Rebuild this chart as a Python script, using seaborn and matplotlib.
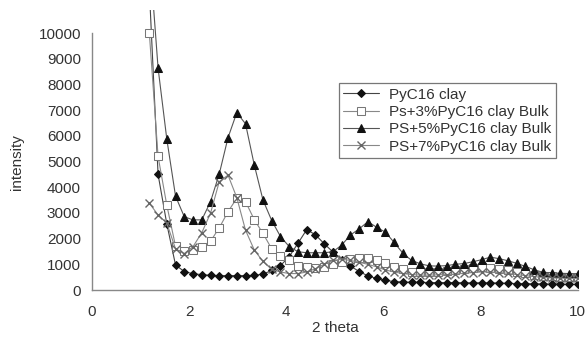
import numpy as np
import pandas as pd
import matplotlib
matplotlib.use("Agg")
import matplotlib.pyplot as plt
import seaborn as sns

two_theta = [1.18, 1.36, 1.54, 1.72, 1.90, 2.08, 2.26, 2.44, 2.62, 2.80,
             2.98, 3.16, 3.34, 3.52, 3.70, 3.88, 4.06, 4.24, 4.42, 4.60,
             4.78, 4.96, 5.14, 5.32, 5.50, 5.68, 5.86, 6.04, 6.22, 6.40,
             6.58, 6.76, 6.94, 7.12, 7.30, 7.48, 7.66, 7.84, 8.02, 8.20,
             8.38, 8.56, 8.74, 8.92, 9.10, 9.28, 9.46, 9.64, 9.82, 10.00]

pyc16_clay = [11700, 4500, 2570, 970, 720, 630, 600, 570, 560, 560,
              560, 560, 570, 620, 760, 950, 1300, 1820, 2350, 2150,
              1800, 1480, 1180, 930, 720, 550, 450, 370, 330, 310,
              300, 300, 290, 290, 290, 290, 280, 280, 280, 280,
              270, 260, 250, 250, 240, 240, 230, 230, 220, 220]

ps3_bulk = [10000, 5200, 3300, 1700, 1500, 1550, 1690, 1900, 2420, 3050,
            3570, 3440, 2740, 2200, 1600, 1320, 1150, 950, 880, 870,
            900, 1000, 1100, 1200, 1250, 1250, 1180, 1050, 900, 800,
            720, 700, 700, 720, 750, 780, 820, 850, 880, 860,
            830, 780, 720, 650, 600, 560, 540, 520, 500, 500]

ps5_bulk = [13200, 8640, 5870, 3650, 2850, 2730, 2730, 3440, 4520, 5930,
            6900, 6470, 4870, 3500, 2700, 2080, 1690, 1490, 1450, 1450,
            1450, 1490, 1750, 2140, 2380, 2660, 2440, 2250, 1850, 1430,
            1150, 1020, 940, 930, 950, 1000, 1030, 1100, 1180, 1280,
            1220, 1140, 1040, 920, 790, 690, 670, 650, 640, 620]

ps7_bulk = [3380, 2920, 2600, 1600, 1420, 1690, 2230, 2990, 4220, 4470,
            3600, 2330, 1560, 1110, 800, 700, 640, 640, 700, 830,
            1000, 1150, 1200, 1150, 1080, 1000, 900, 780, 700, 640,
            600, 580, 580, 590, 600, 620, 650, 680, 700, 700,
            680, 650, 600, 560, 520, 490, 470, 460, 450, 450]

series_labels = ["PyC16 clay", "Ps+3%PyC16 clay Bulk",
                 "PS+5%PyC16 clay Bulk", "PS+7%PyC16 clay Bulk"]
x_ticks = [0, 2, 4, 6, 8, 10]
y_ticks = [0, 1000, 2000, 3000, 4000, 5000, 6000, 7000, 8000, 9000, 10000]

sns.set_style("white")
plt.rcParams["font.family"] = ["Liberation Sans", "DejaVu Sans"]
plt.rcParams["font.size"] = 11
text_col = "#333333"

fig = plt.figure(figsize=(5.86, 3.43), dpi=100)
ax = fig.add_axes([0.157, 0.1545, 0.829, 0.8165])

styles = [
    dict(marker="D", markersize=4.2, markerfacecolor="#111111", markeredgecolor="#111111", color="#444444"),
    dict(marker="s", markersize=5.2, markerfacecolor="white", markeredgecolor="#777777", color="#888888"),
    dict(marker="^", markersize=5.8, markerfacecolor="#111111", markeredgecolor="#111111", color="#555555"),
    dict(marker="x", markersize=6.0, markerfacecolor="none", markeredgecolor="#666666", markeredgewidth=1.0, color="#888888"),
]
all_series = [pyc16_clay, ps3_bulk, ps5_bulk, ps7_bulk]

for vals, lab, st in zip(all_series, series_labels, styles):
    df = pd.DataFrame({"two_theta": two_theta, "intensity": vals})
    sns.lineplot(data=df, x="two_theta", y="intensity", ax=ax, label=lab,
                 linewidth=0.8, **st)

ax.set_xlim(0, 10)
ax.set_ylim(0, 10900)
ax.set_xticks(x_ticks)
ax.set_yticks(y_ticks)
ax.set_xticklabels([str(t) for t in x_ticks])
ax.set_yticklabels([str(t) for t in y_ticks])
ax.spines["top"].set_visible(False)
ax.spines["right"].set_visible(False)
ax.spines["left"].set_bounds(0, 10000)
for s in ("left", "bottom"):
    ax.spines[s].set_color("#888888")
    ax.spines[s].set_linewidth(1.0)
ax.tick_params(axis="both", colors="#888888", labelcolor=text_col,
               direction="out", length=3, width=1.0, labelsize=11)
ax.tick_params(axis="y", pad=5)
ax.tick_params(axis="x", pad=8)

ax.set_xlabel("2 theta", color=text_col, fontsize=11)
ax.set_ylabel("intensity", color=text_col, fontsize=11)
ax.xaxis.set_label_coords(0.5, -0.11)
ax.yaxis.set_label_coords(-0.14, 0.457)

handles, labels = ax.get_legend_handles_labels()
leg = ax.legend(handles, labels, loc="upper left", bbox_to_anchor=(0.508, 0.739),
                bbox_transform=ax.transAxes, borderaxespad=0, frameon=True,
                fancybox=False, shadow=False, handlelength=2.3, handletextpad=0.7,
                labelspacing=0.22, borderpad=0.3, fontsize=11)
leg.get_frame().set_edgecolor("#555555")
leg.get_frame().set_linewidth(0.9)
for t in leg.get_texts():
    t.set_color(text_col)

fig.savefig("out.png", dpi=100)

WHAT YOU ARE ASKED TO DO: Return only the lines running from the top of the data to the line that holds "270, 260, 250, 250, 240, 240, 230, 230, 220, 220]". Include both of those lines, but skip the pictures.

WRITTEN ANSWER:
Rebuild this chart as a Python script, using seaborn and matplotlib.
import numpy as np
import pandas as pd
import matplotlib
matplotlib.use("Agg")
import matplotlib.pyplot as plt
import seaborn as sns

two_theta = [1.18, 1.36, 1.54, 1.72, 1.90, 2.08, 2.26, 2.44, 2.62, 2.80,
             2.98, 3.16, 3.34, 3.52, 3.70, 3.88, 4.06, 4.24, 4.42, 4.60,
             4.78, 4.96, 5.14, 5.32, 5.50, 5.68, 5.86, 6.04, 6.22, 6.40,
             6.58, 6.76, 6.94, 7.12, 7.30, 7.48, 7.66, 7.84, 8.02, 8.20,
             8.38, 8.56, 8.74, 8.92, 9.10, 9.28, 9.46, 9.64, 9.82, 10.00]

pyc16_clay = [11700, 4500, 2570, 970, 720, 630, 600, 570, 560, 560,
              560, 560, 570, 620, 760, 950, 1300, 1820, 2350, 2150,
              1800, 1480, 1180, 930, 720, 550, 450, 370, 330, 310,
              300, 300, 290, 290, 290, 290, 280, 280, 280, 280,
              270, 260, 250, 250, 240, 240, 230, 230, 220, 220]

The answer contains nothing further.